Program execution: Start the program by clicking the button "Submit" (red arrow #7).

Data output: Program execution will bring up the resulting window with the data output.
They include the following (fig.2):
• The number of the predicted pre-miRNA (red arrow #1);
• The start position of this pre-miRNA in the genomic sequence (red arrow #2);
• The pre-miRNA's stem-loop with marked miRNA/miRNA* duplex for the optimal miRNA/miRNA* duplex (red arrow #3) or for the best two variants (red arrows #3-4). The miRNAs are marked by the uppercase letters.
• The sequences of the predicted miRNAs.

INPUT DATA
Figure 2. The resulting window.

Evaluating the performance of human pre-miRNA classification:

Figure 3. Each point on the plotted curve represents a false positive(FP)/false negative(FN) pair corresponding to a particular decision HMM-threshold.

The text markers on the graph show the values of the HMM thresholds. The HMM was trained and validated through 5-fold cross-validation test with a positive dataset (known human pre-miRNAs, miRBase, rel.21.0) and a negative dataset (1881 random sequences from pseudo pre-miRMAs, proposed by Xue С. and co-authors]. Our method was tested without any constraints on the energy, G+C content and e-score.

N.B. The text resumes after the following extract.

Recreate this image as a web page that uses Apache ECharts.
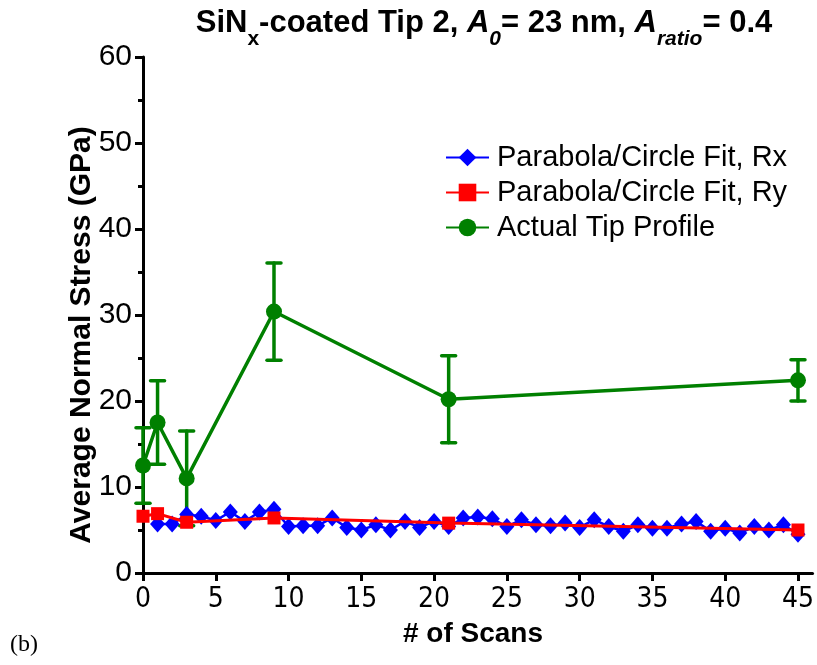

Comparing the efficiency with other programs for pre-miRNA prediction:

Comparison of efficiency with other pre-miRNA prediction approaches

Table 1a. Prediction results on the artificial sequence of this method, miRNAFold, CID-miRNA, miRPara and Vmir. Our method was tested without any constraints on the G+C content and e-score. The artificial sequence was designed by miRNAFold authors. All the methods are ordered by their publication date from latest to earliest.

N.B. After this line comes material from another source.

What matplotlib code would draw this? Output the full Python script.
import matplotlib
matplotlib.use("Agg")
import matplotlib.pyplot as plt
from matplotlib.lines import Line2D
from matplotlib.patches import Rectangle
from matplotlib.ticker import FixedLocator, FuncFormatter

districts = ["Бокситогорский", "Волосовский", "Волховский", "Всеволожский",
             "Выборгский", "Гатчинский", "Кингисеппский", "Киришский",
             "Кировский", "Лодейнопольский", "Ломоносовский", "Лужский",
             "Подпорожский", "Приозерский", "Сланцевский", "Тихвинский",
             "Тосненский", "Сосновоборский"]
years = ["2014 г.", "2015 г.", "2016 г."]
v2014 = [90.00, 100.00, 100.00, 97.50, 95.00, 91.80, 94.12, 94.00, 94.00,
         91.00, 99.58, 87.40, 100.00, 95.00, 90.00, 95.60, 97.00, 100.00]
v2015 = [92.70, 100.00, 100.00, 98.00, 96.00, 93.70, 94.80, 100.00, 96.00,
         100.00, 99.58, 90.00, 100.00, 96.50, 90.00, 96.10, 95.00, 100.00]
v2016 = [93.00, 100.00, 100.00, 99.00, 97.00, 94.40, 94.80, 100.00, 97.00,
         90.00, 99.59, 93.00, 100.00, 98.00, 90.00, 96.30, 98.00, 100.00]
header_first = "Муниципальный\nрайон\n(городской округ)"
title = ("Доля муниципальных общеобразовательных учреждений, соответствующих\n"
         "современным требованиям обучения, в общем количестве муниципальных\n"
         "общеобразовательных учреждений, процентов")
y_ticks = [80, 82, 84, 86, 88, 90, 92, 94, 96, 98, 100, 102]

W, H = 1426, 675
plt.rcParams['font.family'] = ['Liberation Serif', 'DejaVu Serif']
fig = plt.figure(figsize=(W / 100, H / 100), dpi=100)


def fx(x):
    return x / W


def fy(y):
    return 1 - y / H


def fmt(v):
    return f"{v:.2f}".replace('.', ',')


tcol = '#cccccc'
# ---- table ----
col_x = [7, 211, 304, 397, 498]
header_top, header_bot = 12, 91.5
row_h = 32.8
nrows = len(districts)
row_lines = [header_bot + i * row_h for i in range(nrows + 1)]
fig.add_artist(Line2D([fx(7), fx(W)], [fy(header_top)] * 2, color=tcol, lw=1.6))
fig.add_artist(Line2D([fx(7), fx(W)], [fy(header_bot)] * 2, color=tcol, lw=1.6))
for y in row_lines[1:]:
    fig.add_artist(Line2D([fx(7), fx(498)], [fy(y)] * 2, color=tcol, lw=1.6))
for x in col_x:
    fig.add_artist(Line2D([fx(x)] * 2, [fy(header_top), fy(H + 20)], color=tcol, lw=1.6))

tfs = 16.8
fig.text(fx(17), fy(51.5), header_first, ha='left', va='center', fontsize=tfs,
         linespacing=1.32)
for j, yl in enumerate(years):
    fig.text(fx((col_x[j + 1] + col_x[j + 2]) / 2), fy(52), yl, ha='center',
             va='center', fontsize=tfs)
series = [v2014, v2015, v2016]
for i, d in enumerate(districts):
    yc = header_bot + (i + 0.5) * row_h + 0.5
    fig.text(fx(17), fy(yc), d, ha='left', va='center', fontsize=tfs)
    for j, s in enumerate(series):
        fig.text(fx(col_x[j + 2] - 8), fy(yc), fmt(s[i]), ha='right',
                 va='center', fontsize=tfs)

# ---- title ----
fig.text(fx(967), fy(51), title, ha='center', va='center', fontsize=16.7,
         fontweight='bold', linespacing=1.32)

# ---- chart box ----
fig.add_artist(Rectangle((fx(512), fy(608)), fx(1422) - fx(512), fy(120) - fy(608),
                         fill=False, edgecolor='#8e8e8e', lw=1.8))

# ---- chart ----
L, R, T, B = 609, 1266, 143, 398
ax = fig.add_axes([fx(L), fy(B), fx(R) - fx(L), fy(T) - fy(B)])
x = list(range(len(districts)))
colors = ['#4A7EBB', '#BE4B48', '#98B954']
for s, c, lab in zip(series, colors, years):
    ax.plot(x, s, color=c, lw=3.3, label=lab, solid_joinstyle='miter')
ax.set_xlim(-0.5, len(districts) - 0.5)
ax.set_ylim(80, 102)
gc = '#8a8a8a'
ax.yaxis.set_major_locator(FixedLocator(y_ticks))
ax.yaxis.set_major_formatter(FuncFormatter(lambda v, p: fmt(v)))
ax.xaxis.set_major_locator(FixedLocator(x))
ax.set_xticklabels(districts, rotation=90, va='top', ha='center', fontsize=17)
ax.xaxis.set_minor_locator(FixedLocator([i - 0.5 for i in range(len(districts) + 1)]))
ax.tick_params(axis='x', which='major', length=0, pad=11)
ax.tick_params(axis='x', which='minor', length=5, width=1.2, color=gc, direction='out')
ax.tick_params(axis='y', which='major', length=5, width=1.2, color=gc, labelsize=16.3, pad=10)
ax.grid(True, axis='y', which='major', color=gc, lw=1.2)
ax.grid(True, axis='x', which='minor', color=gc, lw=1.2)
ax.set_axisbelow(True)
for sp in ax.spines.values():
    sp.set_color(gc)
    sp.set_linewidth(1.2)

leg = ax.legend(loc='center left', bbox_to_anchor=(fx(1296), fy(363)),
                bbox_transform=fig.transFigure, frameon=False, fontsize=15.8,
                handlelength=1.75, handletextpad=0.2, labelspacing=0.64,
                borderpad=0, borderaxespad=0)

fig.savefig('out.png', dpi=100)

Table 1b. Sensitivity and selectivity values obtained by this method, miRNAFold, CID-miRNA, miRPara, VMir and SSProFiler on Human genomic sequence [The 19th chromosome (strand ‘+’) with a cluster of 50 pre-miRNAs, the start at position 54,169, options (except the energy field). All the methods are ordered by their publication date from latest to earliest.

RERERENCES:
Xue С., Li А., He Е., Liu П., Li Y.,Zhang X. (2005) Classification of real and pseudo microRNA precursors using local structure-sequence features and support vector machine. BMC Bioinformatics. 6, 310.
miRNAFold: Sebastien Tempel and Fariza Tahi. (2012) A fast ab-initio method for predicting miRNA precursors in genomes. NAR, 40(11): e80.
MiRPara: Wu,Y., Wei,B., Liu,H., Li,T. and Rayner,S. (2011) MiRPara: a SVM-based software tool for prediction of most probable microRNA coding regions in genome scale sequences. BMC Bioinformatics, 12, 107.
SSCProfiler: Oulas et al. (2009) Prediction of novel microRNA genes in cancer-associated genomic regions-a combined computational and experimental approach, NAR, 37(10): 3276-87.
CID-miRNA: Tyagi,S., Vaz,C., Gupta,V., Bhatia,R., Maheshwari,S., Srinivasan,A. and Bhattacharya,A. (2008) CID-miRNA: a web server for prediction of novel miRNA precursors in human genome. Biochem. Biophys. Res. Comm., 372, 831–834.
Vmir: Grundhoff,A., Sullivan,C.S. and Ganem,D. (2006) A combined computational and microarray-based approach identifies novel microRNAs encoded by human gamma-herpesviruses. RNA, 12, 733–750.